While searching for the ghost that haunts the house in which their mother is a maid and dressmaker for an English officer's wife, Sarah and Stephen become secretly involved in the Revolutionary War effort.
I read this when I was in elementary school and remembered really liking it so I went back and re-read it. I really enjoyed it and it was really nostalgic for me
Sarah Balch works alongside her mother and brother serving a wealthy English woman, Lady Deborah, and her household. Sarah's brother Stephen is allowed to attend school, but Sarah can already read and so her education is declared complete. Her mother loyally sews and cleans while Sarah assists the housekeeper Mrs. Morgan and reads to Lady Deborah when requested. Soon Sarah starts to suspect everything is not as it seems, though, when Sarah learns of the ghost rumored to reside in their employer's cellar, and even more so when her and Stephen encounter the ghost in their investigation of the myth. Sarah lives in dangerous times - she feels as though she is an American, such as it were in the time of the Revolutionary War, but she serves a Tory, loyal to the King of England. All around her Sarah begins to realize nothing is quite the way she thinks it is, and Sarah longs to help with the cause... even as General George Washington and his men fight for the new country's right to independence.
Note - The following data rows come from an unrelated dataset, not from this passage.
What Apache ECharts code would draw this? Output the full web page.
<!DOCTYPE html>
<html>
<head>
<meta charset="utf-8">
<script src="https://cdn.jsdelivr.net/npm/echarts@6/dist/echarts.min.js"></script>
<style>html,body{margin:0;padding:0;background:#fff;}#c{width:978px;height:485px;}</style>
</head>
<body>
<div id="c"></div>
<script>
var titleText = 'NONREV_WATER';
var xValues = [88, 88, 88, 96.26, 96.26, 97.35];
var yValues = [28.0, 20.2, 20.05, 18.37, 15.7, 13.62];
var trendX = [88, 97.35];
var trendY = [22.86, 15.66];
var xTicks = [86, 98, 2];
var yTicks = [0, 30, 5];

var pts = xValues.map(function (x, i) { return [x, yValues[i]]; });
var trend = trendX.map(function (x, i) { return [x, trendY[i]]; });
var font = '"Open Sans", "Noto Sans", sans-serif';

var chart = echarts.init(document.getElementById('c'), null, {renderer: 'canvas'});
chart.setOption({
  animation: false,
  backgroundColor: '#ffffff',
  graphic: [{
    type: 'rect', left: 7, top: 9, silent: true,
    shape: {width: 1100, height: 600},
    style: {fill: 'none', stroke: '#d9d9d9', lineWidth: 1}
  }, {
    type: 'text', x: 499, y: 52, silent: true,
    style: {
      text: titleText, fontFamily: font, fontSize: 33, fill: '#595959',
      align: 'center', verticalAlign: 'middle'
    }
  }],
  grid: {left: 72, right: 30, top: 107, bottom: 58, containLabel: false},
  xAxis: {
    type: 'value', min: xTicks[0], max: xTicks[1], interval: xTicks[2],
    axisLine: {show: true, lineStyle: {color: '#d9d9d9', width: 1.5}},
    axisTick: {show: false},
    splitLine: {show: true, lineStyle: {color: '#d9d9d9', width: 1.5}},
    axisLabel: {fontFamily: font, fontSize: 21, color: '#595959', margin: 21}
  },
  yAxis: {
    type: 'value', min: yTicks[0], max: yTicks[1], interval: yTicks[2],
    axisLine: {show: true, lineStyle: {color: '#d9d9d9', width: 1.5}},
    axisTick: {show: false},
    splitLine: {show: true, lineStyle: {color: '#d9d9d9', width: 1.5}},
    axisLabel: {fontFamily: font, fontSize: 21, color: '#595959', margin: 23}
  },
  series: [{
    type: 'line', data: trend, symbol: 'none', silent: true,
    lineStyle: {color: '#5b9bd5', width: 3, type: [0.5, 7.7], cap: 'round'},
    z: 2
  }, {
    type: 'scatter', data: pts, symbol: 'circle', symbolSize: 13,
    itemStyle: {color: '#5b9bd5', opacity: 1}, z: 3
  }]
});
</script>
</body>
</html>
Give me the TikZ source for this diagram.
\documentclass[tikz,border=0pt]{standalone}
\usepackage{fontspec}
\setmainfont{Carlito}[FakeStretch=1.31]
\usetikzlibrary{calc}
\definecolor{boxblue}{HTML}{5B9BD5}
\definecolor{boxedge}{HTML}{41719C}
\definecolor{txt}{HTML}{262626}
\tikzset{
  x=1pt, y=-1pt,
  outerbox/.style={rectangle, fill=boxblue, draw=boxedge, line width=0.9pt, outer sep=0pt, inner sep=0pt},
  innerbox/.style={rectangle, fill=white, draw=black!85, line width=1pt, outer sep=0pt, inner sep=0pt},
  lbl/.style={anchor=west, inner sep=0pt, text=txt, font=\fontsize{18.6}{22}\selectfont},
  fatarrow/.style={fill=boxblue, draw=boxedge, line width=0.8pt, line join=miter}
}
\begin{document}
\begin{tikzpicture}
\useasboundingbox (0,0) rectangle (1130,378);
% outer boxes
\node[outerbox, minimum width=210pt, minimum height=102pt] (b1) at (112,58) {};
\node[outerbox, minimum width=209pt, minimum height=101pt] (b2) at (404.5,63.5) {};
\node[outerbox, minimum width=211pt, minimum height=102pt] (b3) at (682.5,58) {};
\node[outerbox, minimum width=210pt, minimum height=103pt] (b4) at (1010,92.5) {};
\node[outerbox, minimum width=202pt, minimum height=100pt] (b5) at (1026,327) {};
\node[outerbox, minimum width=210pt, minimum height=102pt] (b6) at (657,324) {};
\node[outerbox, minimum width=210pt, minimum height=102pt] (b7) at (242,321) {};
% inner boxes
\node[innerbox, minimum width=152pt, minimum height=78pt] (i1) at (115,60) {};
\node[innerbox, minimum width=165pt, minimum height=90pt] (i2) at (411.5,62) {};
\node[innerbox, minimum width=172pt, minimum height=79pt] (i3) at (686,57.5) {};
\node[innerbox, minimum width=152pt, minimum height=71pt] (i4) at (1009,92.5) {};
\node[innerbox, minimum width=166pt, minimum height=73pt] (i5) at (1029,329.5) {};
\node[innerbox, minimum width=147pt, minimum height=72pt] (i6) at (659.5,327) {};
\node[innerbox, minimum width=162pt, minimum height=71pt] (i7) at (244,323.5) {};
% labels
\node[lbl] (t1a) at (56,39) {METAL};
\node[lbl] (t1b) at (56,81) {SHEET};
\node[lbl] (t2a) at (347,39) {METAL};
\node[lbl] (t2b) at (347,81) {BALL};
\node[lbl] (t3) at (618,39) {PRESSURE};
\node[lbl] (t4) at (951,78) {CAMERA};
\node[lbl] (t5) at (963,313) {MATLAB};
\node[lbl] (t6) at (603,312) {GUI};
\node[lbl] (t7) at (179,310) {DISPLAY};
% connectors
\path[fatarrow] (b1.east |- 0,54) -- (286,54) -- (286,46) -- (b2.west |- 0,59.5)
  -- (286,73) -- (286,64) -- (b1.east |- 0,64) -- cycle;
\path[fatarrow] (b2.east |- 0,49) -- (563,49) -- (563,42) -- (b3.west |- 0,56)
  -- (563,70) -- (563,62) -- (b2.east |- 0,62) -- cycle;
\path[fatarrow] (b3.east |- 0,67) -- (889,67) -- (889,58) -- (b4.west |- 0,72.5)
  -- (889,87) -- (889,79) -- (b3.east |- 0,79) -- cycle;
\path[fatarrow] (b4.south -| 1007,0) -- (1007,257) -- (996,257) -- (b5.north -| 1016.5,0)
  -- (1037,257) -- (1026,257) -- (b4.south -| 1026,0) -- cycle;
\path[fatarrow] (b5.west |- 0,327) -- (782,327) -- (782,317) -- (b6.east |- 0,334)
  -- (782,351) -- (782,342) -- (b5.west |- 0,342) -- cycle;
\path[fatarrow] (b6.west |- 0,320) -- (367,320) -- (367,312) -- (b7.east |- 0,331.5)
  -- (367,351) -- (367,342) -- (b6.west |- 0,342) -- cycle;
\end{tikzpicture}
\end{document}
This was a brilliant grade school book that pulled kids in the 4th through 7th grade into the story, based on the ages of Sarah and Stephen and their involvement in the revolution. I read it while I was in elementary school, and it holds up today. The children were smart and scrappy, The idea of the Revolutionary War and the dangers that citizens were in regardless of side during that time was articulated in a way that was easy for children to understand but still accurately depicted the situation. Bravery comes to people of all ages, as does cowardice, and this is a great example for children on how true that is while teaching them about the war and struggles during that era.
An old favorite from my childhood! I even remember doing a Diorama in fifth grade for this book. I read it several times until I lost it in the move out of the house after graduation. If I ever have a child, this would be on the bookshelf for them.
I read this book because my middle school crush told me that she liked it. I don't even remember the plot anymore, but I remember really liking this book.